The line-up announced initially also includes a Polish band fronted by a Mongolian singer, a traditional Italian band, a reggae band from France, an 11-strong Japanese drum group, a French Canadian traditional group and a Bavarian oompah-band that play techno music.
“It’s completely and utterly the point that people are coming to the festival without knowing who or what they are going to see or hear,” added Mr Smith. “It is the opposite of going to the V Festival to see Beyonce and listening to her album on the way there in your car. At Womad, it’s about the experience and seeing new music you would never have seen before, and then driving home listening to the album of music you didn’t know about before.”

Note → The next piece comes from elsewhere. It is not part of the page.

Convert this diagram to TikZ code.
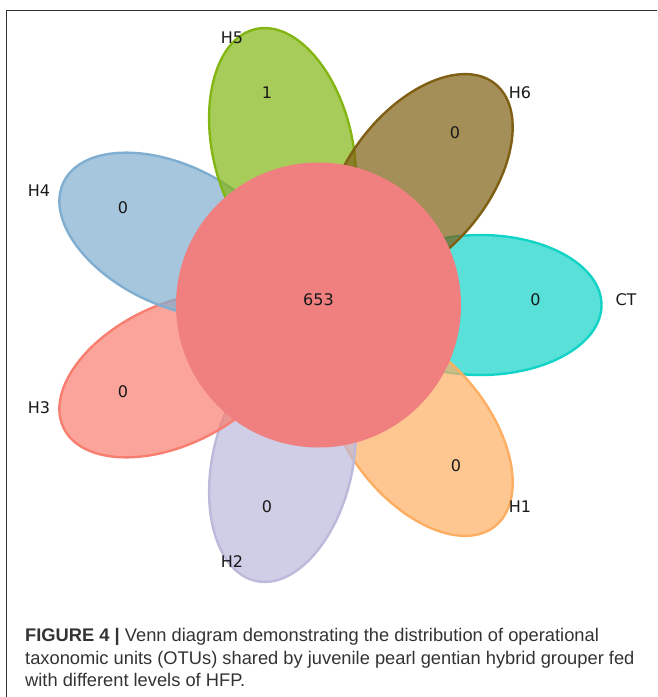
\documentclass[tikz,border=0pt]{standalone}
\usepackage{fontspec}
\setmainfont{Liberation Sans}
\newfontfamily\dejavu{DejaVu Sans}
\definecolor{cCT}{RGB}{19,211,199}
\definecolor{cH6}{RGB}{126,95,19}
\definecolor{cH5}{RGB}{131,182,19}
\definecolor{cH4}{RGB}{128,174,208}
\definecolor{cH3}{RGB}{248,126,112}
\definecolor{cH2}{RGB}{188,185,219}
\definecolor{cH1}{RGB}{254,174,98}
\definecolor{cCore}{RGB}{240,128,128}
\begin{document}
\begin{tikzpicture}[x=1pt,y=-1pt,
  petal/.style={draw=#1, fill=#1, fill opacity=0.7, line width=2.4pt},
  lab/.style={font=\dejavu\fontsize{16}{16}\selectfont, inner sep=0pt, text=black!90},
  captxt/.style={anchor=base west, inner sep=0pt, font=\fontsize{18.3}{22}\selectfont, text=black!80},
  framel/.style={draw=black!80, line width=0.9pt}]
\useasboundingbox (0,0) rectangle (657,697);
\draw[framel] (6,697) -- (6,10) -- (657,10);
% petals
\draw[petal=cCT] (480.5,305) ellipse [x radius=121pt, y radius=70pt];
\draw[petal=cH1, rotate around={308.57:(419.5,431.66)}] (419.5,431.66) ellipse [x radius=121pt, y radius=70pt];
\draw[petal=cH2, rotate around={257.14:(282.45,462.94)}] (282.45,462.94) ellipse [x radius=121pt, y radius=70pt];
\draw[petal=cH3, rotate around={205.71:(172.54,375.29)}] (172.54,375.29) ellipse [x radius=121pt, y radius=70pt];
\draw[petal=cH4, rotate around={154.29:(172.54,234.71)}] (172.54,234.71) ellipse [x radius=121pt, y radius=70pt];
\draw[petal=cH5, rotate around={102.86:(282.45,147.06)}] (282.45,147.06) ellipse [x radius=121pt, y radius=70pt];
\draw[petal=cH6, rotate around={51.43:(419.5,178.3)}] (419.5,178.3) ellipse [x radius=121pt, y radius=70pt];
% core
\fill[cCore] (318.5,305) circle [radius=142.5pt];
% counts
\node[lab] (n653) at (318.5,300) {653};
\node[lab] (nCT) at (535.5,300) {0};
\node[lab] (nH6) at (455,133) {0};
\node[lab] (nH5) at (267,93) {1};
\node[lab] (nH4) at (123,208) {0};
\node[lab] (nH3) at (123,392) {0};
\node[lab] (nH2) at (267,507) {0};
\node[lab] (nH1) at (456,466) {0};
% set names
\node[lab] (lCT) at (626,300) {CT};
\node[lab] (lH6) at (520,93) {H6};
\node[lab] (lH5) at (232,38) {H5};
\node[lab] (lH4) at (39,191) {H4};
\node[lab] (lH3) at (39,408) {H3};
\node[lab] (lH2) at (232,562) {H2};
\node[lab] (lH1) at (520,507) {H1};
% caption
\node[captxt] (c1) at (25,641) {\textbf{FIGURE 4 |} Venn diagram demonstrating the distribution of operational};
\node[captxt] (c2) at (25,664) {taxonomic units (OTUs) shared by juvenile pearl gentian hybrid grouper fed};
\node[captxt] (c3) at (25,686) {with different levels of HFP.};
\end{tikzpicture}
\end{document}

Womad has grown in popularity while other festivals have suffered in the recession. “What happened was there was a great explosion of festival in the last ten years but now the reality is harder for everyone and it is neither easy nor cheap to put one on,” said Mr Smith.
“A lot of artists are signed up to one festival exclusively and the big crisis is there are not enough good artists to go around. We don’t tend to have that problem with our artists. That is what is different about Womad – you are guaranteed to come to Womad and it will be a festival unlike any other.”